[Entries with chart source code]
=-=-=

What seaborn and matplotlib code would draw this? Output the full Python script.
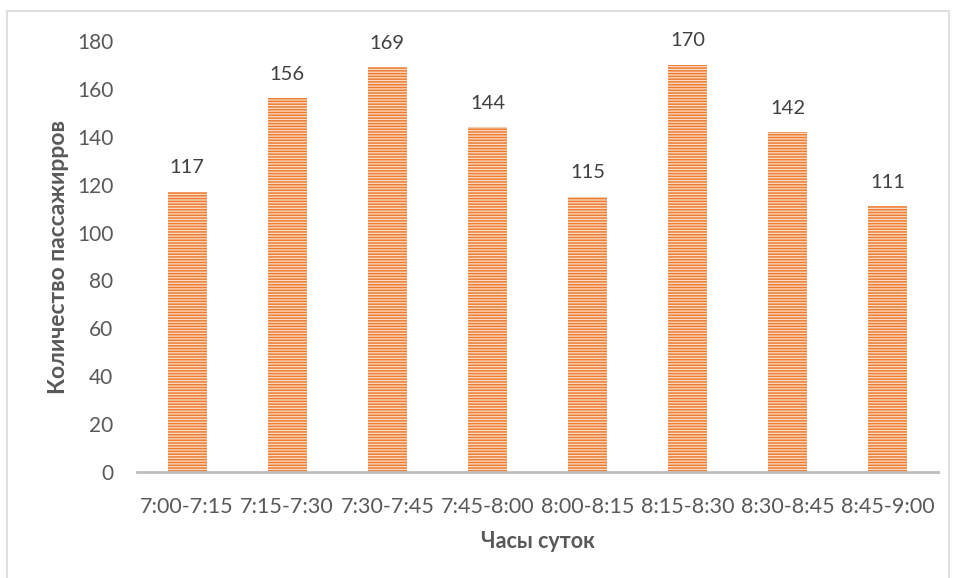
import matplotlib
matplotlib.use("Agg")
import matplotlib.pyplot as plt
import seaborn as sns
import pandas as pd
from matplotlib.patches import Rectangle

intervals = ["7:00-7:15", "7:15-7:30", "7:30-7:45", "7:45-8:00",
             "8:00-8:15", "8:15-8:30", "8:30-8:45", "8:45-9:00"]
passengers = [117, 156, 169, 144, 115, 170, 142, 111]
y_ticks = [0, 20, 40, 60, 80, 100, 120, 140, 160, 180]

sns.set_theme(style="white")
plt.rcParams["font.family"] = ["Lato", "DejaVu Sans"]
plt.rcParams["hatch.linewidth"] = 1.1

W, H = 956, 578
fig = plt.figure(figsize=(W / 100, H / 100), dpi=100)
ax = fig.add_axes([137 / W, (H - 472) / H, (938 - 137) / W, (472 - 41) / H])

df = pd.DataFrame({"interval": intervals, "count": passengers})
sns.barplot(data=df, x="interval", y="count", color="#FBDCC6",
            width=0.39, ax=ax, saturation=1)

for p in ax.patches:
    p.set_hatch("------")
    p.set_edgecolor("#ED7D31")
    p.set_linewidth(0)

text_color = "#595959"
for i, v in enumerate(passengers):
    ax.text(i, v + 10, str(v), ha="center", va="center",
            fontsize=14.5, color="#404040")

ax.set_ylim(0, 180)
ax.set_yticks(y_ticks)
ax.tick_params(axis="y", length=0, pad=17, labelsize=15, labelcolor=text_color)
ax.tick_params(axis="x", length=0, pad=18, labelsize=15.5, labelcolor=text_color)

for side in ["top", "right", "left"]:
    ax.spines[side].set_visible(False)
ax.spines["bottom"].set_color("#BFBFBF")
ax.spines["bottom"].set_linewidth(2)

ax.set_xlabel("Часы суток", fontsize=15.5, fontweight="bold",
              color=text_color, labelpad=10)
ax.set_ylabel("Количество пассажирров", fontsize=16.5, fontweight="bold",
              color=text_color, labelpad=6)

# chart frame
fig.patches.append(Rectangle((7 / W, -0.01), (949 - 7) / W, (H - 11) / H + 0.01,
                             transform=fig.transFigure, fill=False,
                             edgecolor="#D9D9D9", linewidth=1.2))

fig.savefig("out.png", dpi=100)
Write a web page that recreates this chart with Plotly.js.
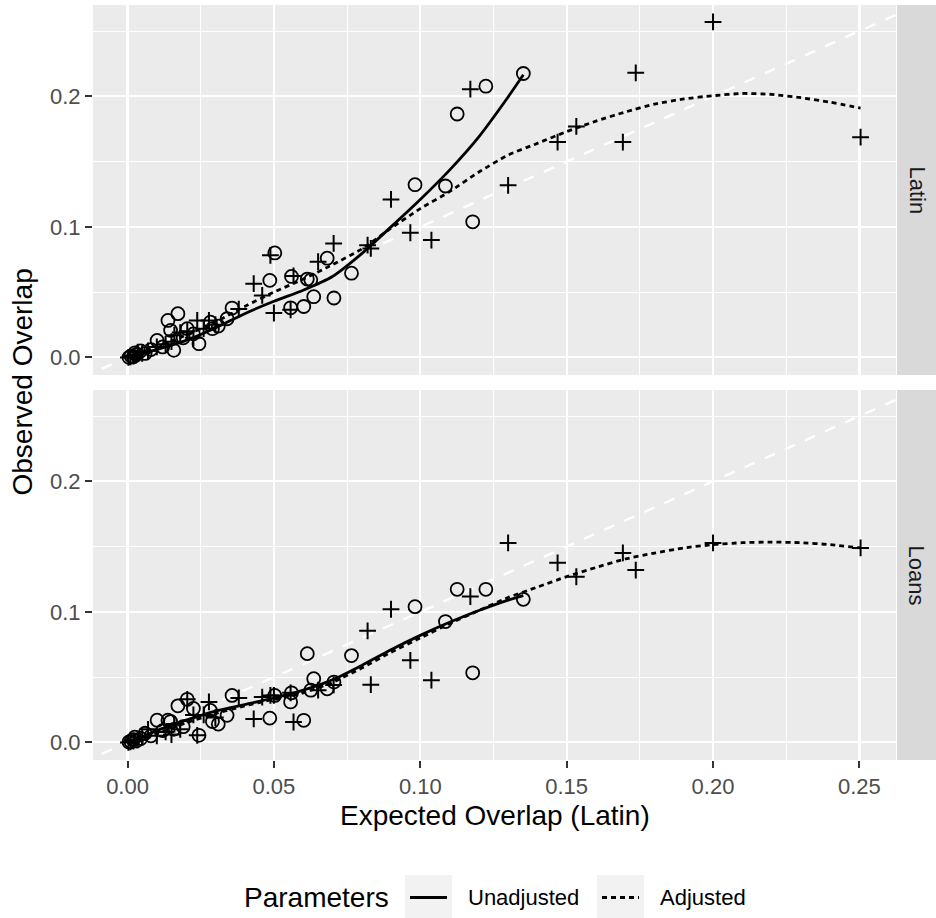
<!DOCTYPE html>
<html>
<head>
<meta charset="utf-8">
<script src="https://cdn.plot.ly/plotly-3.0.1.min.js"></script>
<style>html,body{margin:0;padding:0;background:#fff;}#chart{width:936px;height:918px;}</style>
</head>
<body>
<div id="chart"></div>
<script>
// ---------- data ----------
const panels = ["Latin", "Loans"];

// Unadjusted points (open circles)
const unadjPtX = [0.1352, 0.1224, 0.1126, 0.1179, 0.1086, 0.0982, 0.0765, 0.0682, 0.0705, 0.0636, 0.0614, 0.0626, 0.0602, 0.0560, 0.0557, 0.0503, 0.0486, 0.0357, 0.0340, 0.0310, 0.0283, 0.0244, 0.0225, 0.0204, 0.0172, 0.0138, 0.0158, 0.0147, 0.0101, 0.0120, 0.0080, 0.0060, 0.0045, 0.0030, 0.0020, 0.0012, 0.0005, 0.0025, 0.0190, 0.0290];
const unadjPtLatin = [0.2175, 0.2078, 0.1865, 0.1039, 0.1313, 0.1323, 0.0645, 0.0760, 0.0455, 0.0465, 0.0600, 0.0594, 0.0390, 0.0620, 0.0380, 0.0800, 0.0590, 0.0378, 0.0296, 0.0240, 0.0270, 0.0105, 0.0180, 0.0220, 0.0335, 0.0283, 0.0054, 0.0207, 0.0130, 0.0080, 0.0060, 0.0030, 0.0050, 0.0020, 0.0005, 0.0010, 0.0000, 0.0035, 0.0150, 0.0220];
const unadjPtLoans = [0.1096, 0.1173, 0.1173, 0.0533, 0.0926, 0.1040, 0.0665, 0.0410, 0.0462, 0.0488, 0.0680, 0.0400, 0.0169, 0.0380, 0.0310, 0.0360, 0.0186, 0.0360, 0.0207, 0.0140, 0.0245, 0.0054, 0.0260, 0.0330, 0.0280, 0.0170, 0.0100, 0.0160, 0.0170, 0.0090, 0.0050, 0.0070, 0.0030, 0.0010, 0.0020, 0.0005, 0.0003, 0.0040, 0.0120, 0.0160];

// Adjusted points (crosses)
const adjPtX = [0.2504, 0.2000, 0.1736, 0.1692, 0.1533, 0.1469, 0.1300, 0.1171, 0.1038, 0.0966, 0.0900, 0.0831, 0.0820, 0.0704, 0.0651, 0.0567, 0.0488, 0.0431, 0.0460, 0.0500, 0.0557, 0.0380, 0.0278, 0.0238, 0.0204, 0.0260, 0.0225, 0.0160, 0.0130, 0.0100, 0.0070, 0.0050, 0.0035, 0.0020, 0.0010, 0.0003, 0.0150, 0.0300, 0.0180];
const adjPtLatin = [0.1687, 0.2570, 0.2180, 0.1650, 0.1770, 0.1650, 0.1318, 0.2055, 0.0899, 0.0955, 0.1210, 0.0835, 0.0860, 0.0873, 0.0733, 0.0624, 0.0782, 0.0565, 0.0475, 0.0340, 0.0365, 0.0370, 0.0283, 0.0283, 0.0200, 0.0220, 0.0150, 0.0170, 0.0100, 0.0080, 0.0050, 0.0030, 0.0040, 0.0010, 0.0005, 0.0000, 0.0120, 0.0250, 0.0190];
const adjPtLoans = [0.1490, 0.1528, 0.1320, 0.1452, 0.1269, 0.1376, 0.1528, 0.1117, 0.0477, 0.0629, 0.1020, 0.0442, 0.0855, 0.0440, 0.0400, 0.0156, 0.0360, 0.0180, 0.0347, 0.0360, 0.0380, 0.0340, 0.0310, 0.0054, 0.0330, 0.0210, 0.0210, 0.0140, 0.0080, 0.0050, 0.0100, 0.0040, 0.0020, 0.0010, 0.0005, 0.0000, 0.0060, 0.0190, 0.0100];

// Smoothed curves
const unadjFitX = [0.0005, 0.01, 0.02, 0.03, 0.04, 0.05, 0.06, 0.07, 0.08, 0.09, 0.10, 0.11, 0.12, 0.13, 0.1352];
const unadjFitLatin = [0.000, 0.006, 0.013, 0.0225, 0.0335, 0.0430, 0.0515, 0.0620, 0.0795, 0.1000, 0.121, 0.1435, 0.169, 0.1995, 0.2165];
const unadjFitLoans = [0.000, 0.009, 0.017, 0.0240, 0.0290, 0.0340, 0.0400, 0.0480, 0.0590, 0.0710, 0.082, 0.092, 0.101, 0.109, 0.1125];

const adjFitX = [0.0003, 0.01, 0.02, 0.03, 0.04, 0.05, 0.06, 0.07, 0.08, 0.09, 0.10, 0.11, 0.12, 0.13, 0.14, 0.15, 0.16, 0.17, 0.18, 0.19, 0.20, 0.21, 0.22, 0.23, 0.24, 0.2504];
const adjFitLatin = [0.001, 0.008, 0.017, 0.027, 0.039, 0.050, 0.060, 0.071, 0.083, 0.099, 0.114, 0.127, 0.142, 0.155, 0.164, 0.173, 0.181, 0.188, 0.194, 0.198, 0.2005, 0.2022, 0.2015, 0.199, 0.1955, 0.191];
const adjFitLoans = [0.000, 0.007, 0.015, 0.022, 0.028, 0.033, 0.038, 0.046, 0.057, 0.069, 0.080, 0.091, 0.101, 0.111, 0.119, 0.127, 0.134, 0.1405, 0.145, 0.149, 0.1515, 0.153, 0.1535, 0.153, 0.1515, 0.149];

// identity reference line y = x
const identityLine = [-0.05, 0.30];

const xTicks = [0, 0.05, 0.10, 0.15, 0.20, 0.25];
const xTickText = ["0.00", "0.05", "0.10", "0.15", "0.20", "0.25"];
const yTicks = [0, 0.1, 0.2];
const yTickText = ["0.0", "0.1", "0.2"];

const legendTitle = "Parameters";
const legendLabels = ["Unadjusted", "Adjusted"];

// ---------- styling ----------
const FONT = "Liberation Sans, Arial, Helvetica, sans-serif";
const LINE_W = 2.8;
const ADJ_DASH = "5px,4px";

function panelTraces(xa, ya, uPt, aPt, uFit, aFit) {
  return [
    {x: identityLine, y: identityLine, xaxis: xa, yaxis: ya, mode: "lines",
     line: {color: "#FFFFFF", width: 2.4, dash: "11px,11px"}, hoverinfo: "skip", showlegend: false},
    {x: unadjPtX, y: uPt, xaxis: xa, yaxis: ya, mode: "markers",
     marker: {symbol: "circle-open", size: 13, color: "#000", line: {width: 1.8, color: "#000"}}, showlegend: false},
    {x: adjPtX, y: aPt, xaxis: xa, yaxis: ya, mode: "markers",
     marker: {symbol: "cross-thin-open", size: 12, color: "#000", line: {width: 2, color: "#000"}}, showlegend: false},
    {x: unadjFitX, y: uFit, xaxis: xa, yaxis: ya, mode: "lines",
     line: {color: "#000", width: LINE_W, shape: "spline", smoothing: 0.6}, showlegend: false},
    {x: adjFitX, y: aFit, xaxis: xa, yaxis: ya, mode: "lines",
     line: {color: "#000", width: LINE_W, dash: ADJ_DASH, shape: "spline", smoothing: 0.6}, showlegend: false}
  ];
}

const traces = [].concat(
  panelTraces("x2", "y2", unadjPtLatin, adjPtLatin, unadjFitLatin, adjFitLatin),
  panelTraces("x", "y", unadjPtLoans, adjPtLoans, unadjFitLoans, adjFitLoans)
);

const XRANGE = [-0.0118, 0.2625];
const YRANGE = [-0.0135, 0.270];

const gridCommon = {
  showgrid: true, gridcolor: "#FFFFFF", gridwidth: 2.2,
  zeroline: false, showline: false
};

const xBase = Object.assign({}, gridCommon, {
  range: XRANGE, tickmode: "array", tickvals: xTicks, ticktext: xTickText,
  minor: {dtick: 0.025, tick0: 0, showgrid: true, gridcolor: "#FFFFFF", gridwidth: 1.1, ticks: ""}
});
const yBase = Object.assign({}, gridCommon, {
  range: YRANGE, tickmode: "array", tickvals: yTicks, ticktext: yTickText,
  ticks: "outside", ticklen: 7, tickwidth: 2, tickcolor: "#333333",
  tickfont: {family: FONT, size: 22, color: "#4D4D4D"},
  minor: {dtick: 0.05, tick0: 0, showgrid: true, gridcolor: "#FFFFFF", gridwidth: 1.1, ticks: ""}
});

// pixel -> paper helpers (plot area: x 93..896, y 5..760)
const PL = 93, PW = 803, PB = 760, PH = 755;
const px = v => (v - PL) / PW;
const py = v => (PB - v) / PH;

const legendY = py(897.5);

const layout = {
  width: 936, height: 918,
  margin: {l: PL, r: 936 - PL - PW, t: 5, b: 918 - PB},
  paper_bgcolor: "#FFFFFF", plot_bgcolor: "#EBEBEB",
  font: {family: FONT, color: "#000"},
  showlegend: false,
  xaxis: Object.assign({}, xBase, {
    domain: [0, 1], anchor: "y",
    ticks: "outside", ticklen: 7, tickwidth: 2, tickcolor: "#333333",
    tickfont: {family: FONT, size: 22, color: "#4D4D4D"}
  }),
  xaxis2: Object.assign({}, xBase, {
    domain: [0, 1], anchor: "y2", matches: "x", showticklabels: false, ticks: ""
  }),
  yaxis: Object.assign({}, yBase, {domain: [0, py(390)], anchor: "x"}),
  yaxis2: Object.assign({}, yBase, {domain: [py(375), 1], anchor: "x2"}),
  shapes: [
    // facet strips
    {type: "rect", xref: "paper", yref: "y2 domain", x0: px(897), x1: px(940), y0: 0, y1: 1,
     fillcolor: "#D9D9D9", line: {width: 0}, layer: "below"},
    {type: "rect", xref: "paper", yref: "y domain", x0: px(897), x1: px(940), y0: 0, y1: 1,
     fillcolor: "#D9D9D9", line: {width: 0}, layer: "below"},
    // legend key backgrounds
    {type: "rect", xref: "paper", yref: "paper", x0: px(405), x1: px(452), y0: py(922), y1: py(875),
     fillcolor: "#F2F2F2", line: {width: 0}},
    {type: "rect", xref: "paper", yref: "paper", x0: px(597), x1: px(644), y0: py(922), y1: py(875),
     fillcolor: "#F2F2F2", line: {width: 0}},
    // legend key lines
    {type: "line", xref: "paper", yref: "paper", x0: px(410), x1: px(447), y0: legendY, y1: legendY,
     line: {color: "#000", width: LINE_W}},
    {type: "line", xref: "paper", yref: "paper", x0: px(602), x1: px(639), y0: legendY, y1: legendY,
     line: {color: "#000", width: LINE_W, dash: ADJ_DASH}}
  ],
  annotations: [
    {text: panels[0], xref: "paper", yref: "y2 domain", x: px(916.5), y: 0.5, showarrow: false,
     textangle: 90, font: {family: FONT, size: 22, color: "#1A1A1A"}, xanchor: "center", yanchor: "middle"},
    {text: panels[1], xref: "paper", yref: "y domain", x: px(916.5), y: 0.5, showarrow: false,
     textangle: 90, font: {family: FONT, size: 22, color: "#1A1A1A"}, xanchor: "center", yanchor: "middle"},
    {text: "Expected Overlap (Latin)", xref: "paper", yref: "paper", x: 0.5, y: py(815), showarrow: false,
     font: {family: FONT, size: 28, color: "#000"}, xanchor: "center", yanchor: "middle"},
    {text: "Observed Overlap", xref: "paper", yref: "paper", x: px(22), y: py(382.5), showarrow: false,
     textangle: -90, font: {family: FONT, size: 28, color: "#000"}, xanchor: "center", yanchor: "middle"},
    {text: legendTitle, xref: "paper", yref: "paper", x: px(242), y: legendY, showarrow: false,
     font: {family: FONT, size: 28, color: "#000"}, xanchor: "left", yanchor: "middle"},
    {text: legendLabels[0], xref: "paper", yref: "paper", x: px(466), y: legendY, showarrow: false,
     font: {family: FONT, size: 22, color: "#000"}, xanchor: "left", yanchor: "middle"},
    {text: legendLabels[1], xref: "paper", yref: "paper", x: px(658), y: legendY, showarrow: false,
     font: {family: FONT, size: 22, color: "#000"}, xanchor: "left", yanchor: "middle"}
  ]
};

Plotly.newPlot("chart", traces, layout, {displayModeBar: false, staticPlot: true});
</script>
</body>
</html>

=-=-=

Search the lines for the string "script" and copy every line that has it.

## RESPONSE
What seaborn and matplotlib code would draw this? Output the full Python script.
<script src="https://cdn.plot.ly/plotly-3.0.1.min.js"></script>
<script>
</script>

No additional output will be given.